Grain Alignment and Polarized Emission from Magnetized T Tauri Disks

Abstract

The structure of magnetic fields within protostellar disks may be studied via polarimetry provided that grains are aligned in respect to magnetic field within the disks. We explore alignment of dust grains by radiative torque in T Tauri disks and provide predictions for polarized emission for disks viewed at different wavelengths and viewing angles. We show that the alignment is especially efficient in outer part of the disks. In the presence of magnetic field, these aligned grains produce polarized emission in infrared wavelengths. We consider a simple model of an accretion disk and provide predictions for polarization that should be available to both instruments that do not resolve the disks and future instruments that will resolve the disks.

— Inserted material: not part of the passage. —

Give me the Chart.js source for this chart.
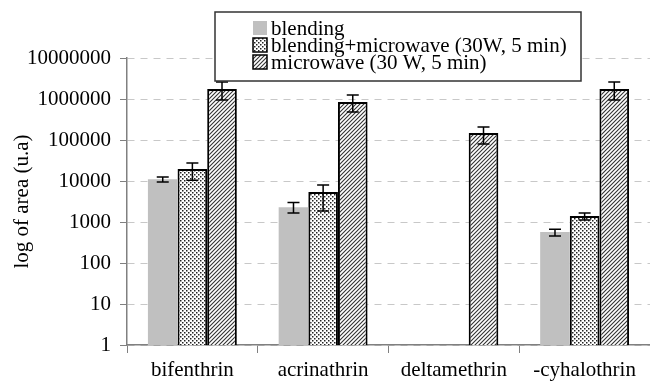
<!DOCTYPE html>
<html lang="en">
<head>
  <meta charset="UTF-8">
  <title>log of area</title>
  <script src="https://cdn.jsdelivr.net/npm/chart.js"></script>
  <style>
    html, body { margin: 0; padding: 0; background: #fff; }
    #wrap { width: 650px; height: 386px; }
  </style>
</head>
<body>
  <div id="wrap"><canvas id="grafico" width="650" height="386"></canvas></div>

  <script>
    const categorias = ['bifenthrin', 'acrinathrin', 'deltamethrin', '-cyhalothrin'];
    const nombres = ['blending', 'blending+microwave (30W, 5 min)', 'microwave (30 W, 5 min)'];

    const blending = [11000, 2300, null, 570];
    const blendingBajo = [9500, 1650, null, 455];
    const blendingAlto = [12500, 3000, null, 670];

    const mixto = [19600, 5400, null, 1400];
    const mixtoBajo = [10500, 1850, null, 1120];
    const mixtoAlto = [27500, 8000, null, 1650];

    const microondas = [1750000, 845000, 148000, 1750000];
    const microondasBajo = [950000, 480000, 80000, 950000];
    const microondasAlto = [2600000, 1250000, 207000, 2600000];

    const ticksY = [1, 10, 100, 1000, 10000, 100000, 1000000, 10000000];

    const fuente = "'Liberation Serif', 'Times New Roman', serif";
    const tam = 21;

    // patrones de relleno
    function patronPuntos() {
      let c = document.createElement('canvas');
      c.width = 4; c.height = 4;
      let x = c.getContext('2d');
      x.fillStyle = '#ffffff';
      x.fillRect(0, 0, 4, 4);
      x.fillStyle = '#222222';
      x.fillRect(0, 0, 1.5, 1.5);
      x.fillRect(2, 2, 1.5, 1.5);
      return x.createPattern(c, 'repeat');
    }

    function patronRayas() {
      let c = document.createElement('canvas');
      c.width = 4; c.height = 4;
      let x = c.getContext('2d');
      x.fillStyle = '#ffffff';
      x.fillRect(0, 0, 4, 4);
      x.strokeStyle = '#333333';
      x.lineWidth = 1.1;
      x.beginPath();
      x.moveTo(-1, 5); x.lineTo(5, -1);
      x.moveTo(-1, 1); x.lineTo(1, -1);
      x.moveTo(3, 5); x.lineTo(5, 3);
      x.stroke();
      return x.createPattern(c, 'repeat');
    }

    const rellenoPuntos = patronPuntos();
    const rellenoRayas = patronRayas();

    const errores = [
      [blendingBajo, blendingAlto],
      [mixtoBajo, mixtoAlto],
      [microondasBajo, microondasAlto]
    ];

    const pluginErrores = {
      id: 'errores',
      afterDatasetsDraw(chart) {
        let ctx = chart.ctx;
        let y = chart.scales.y;
        ctx.save();
        ctx.strokeStyle = '#000';
        ctx.lineWidth = 1.5;
        errores.forEach((par, d) => {
          let meta = chart.getDatasetMeta(d);
          meta.data.forEach((bar, i) => {
            if (par[0][i] == null) return;
            let x = bar.x;
            let y1 = y.getPixelForValue(par[0][i]);
            let y2 = y.getPixelForValue(par[1][i]);
            ctx.beginPath();
            ctx.moveTo(x, y1); ctx.lineTo(x, y2);
            ctx.moveTo(x - 6, y1); ctx.lineTo(x + 6, y1);
            ctx.moveTo(x - 6, y2); ctx.lineTo(x + 6, y2);
            ctx.stroke();
          });
        });
        ctx.restore();
      }
    };

    const pluginLeyenda = {
      id: 'leyendaCaja',
      afterDraw(chart) {
        let ctx = chart.ctx;
        ctx.save();
        ctx.fillStyle = '#fff';
        ctx.fillRect(215, 12, 366, 69);
        ctx.strokeStyle = '#333';
        ctx.lineWidth = 1.5;
        ctx.strokeRect(215, 12, 366, 69);
        let filas = [28, 45, 62];
        let rellenos = ['#c0c0c0', rellenoPuntos, rellenoRayas];
        ctx.font = tam + 'px ' + fuente;
        ctx.textBaseline = 'middle';
        filas.forEach((fy, i) => {
          ctx.fillStyle = rellenos[i];
          ctx.fillRect(253, fy - 7, 14, 14);
          if (i > 0) {
            ctx.strokeStyle = '#000';
            ctx.lineWidth = 1.5;
            ctx.strokeRect(253, fy - 7, 14, 14);
          }
          ctx.fillStyle = '#000';
          ctx.fillText(nombres[i], 271, fy + 1);
        });
        ctx.restore();
      }
    };

    const pluginFondo = {
      id: 'fondo',
      beforeDraw(chart) {
        let ctx = chart.ctx;
        ctx.save();
        ctx.fillStyle = '#fff';
        ctx.fillRect(0, 0, chart.width, chart.height);
        ctx.restore();
      }
    };

    new Chart(document.getElementById('grafico').getContext('2d'), {
      type: 'bar',
      data: {
        labels: categorias,
        datasets: [
          { label: nombres[0], data: blending, backgroundColor: '#c0c0c0', borderWidth: 0 },
          { label: nombres[1], data: mixto, backgroundColor: rellenoPuntos, borderColor: '#000', borderWidth: 2 },
          { label: nombres[2], data: microondas, backgroundColor: rellenoRayas, borderColor: '#000', borderWidth: 2 }
        ]
      },
      options: {
        responsive: false,
        animation: false,
        layout: { padding: { top: 58, right: 0, left: 0, bottom: 0 } },
        datasets: { bar: { categoryPercentage: 0.68, barPercentage: 1.0 } },
        plugins: {
          legend: { display: false },
          tooltip: { enabled: false }
        },
        scales: {
          x: {
            grid: { drawOnChartArea: false, drawTicks: true, tickLength: 8, offset: true, color: '#808080' },
            border: { color: '#808080', width: 1.5 },
            ticks: { color: '#000', font: { family: fuente, size: tam }, padding: 5 },
            afterFit(s) { s.height = 41; }
          },
          y: {
            type: 'logarithmic',
            min: 1,
            max: 10000000,
            afterBuildTicks(s) { s.ticks = ticksY.map(v => ({ value: v })); },
            grid: {
              color: '#c8c8c8',
              tickColor: '#808080',
              tickLength: 7,
              lineWidth: 1
            },
            border: { color: '#808080', width: 1.5, dash: [7, 6] },
            ticks: {
              color: '#000',
              font: { family: fuente, size: tam },
              padding: 9,
              callback: v => String(v)
            },
            title: {
              display: true,
              text: 'log of area (u.a)',
              color: '#000',
              font: { family: fuente, size: tam },
              padding: { top: 10, bottom: 0 }
            },
            afterFit(s) { s.width = 127; }
          }
        }
      },
      plugins: [pluginFondo, pluginErrores, pluginLeyenda]
    });
  </script>
</body>
</html>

As the surface magnetic field and the bulk magnetic field play different roles for the disk dynamics, we consider separately the contributions that arises from the surface areas of the disk and its interior. We find that the polarized emission drops for wavelengths shorter than $\sim 10 \mu m$. Between $\sim 10 \mu m$ and $\sim 100 \mu m$, the polarized emission is dominated by the emission from the surface layer of the disks and the degree of polarization can be as large as $\sim 10%$ for unresolved disks. The degree of polarization is around 2-3 % level at wavelengths larger than $\sim100\mu m$.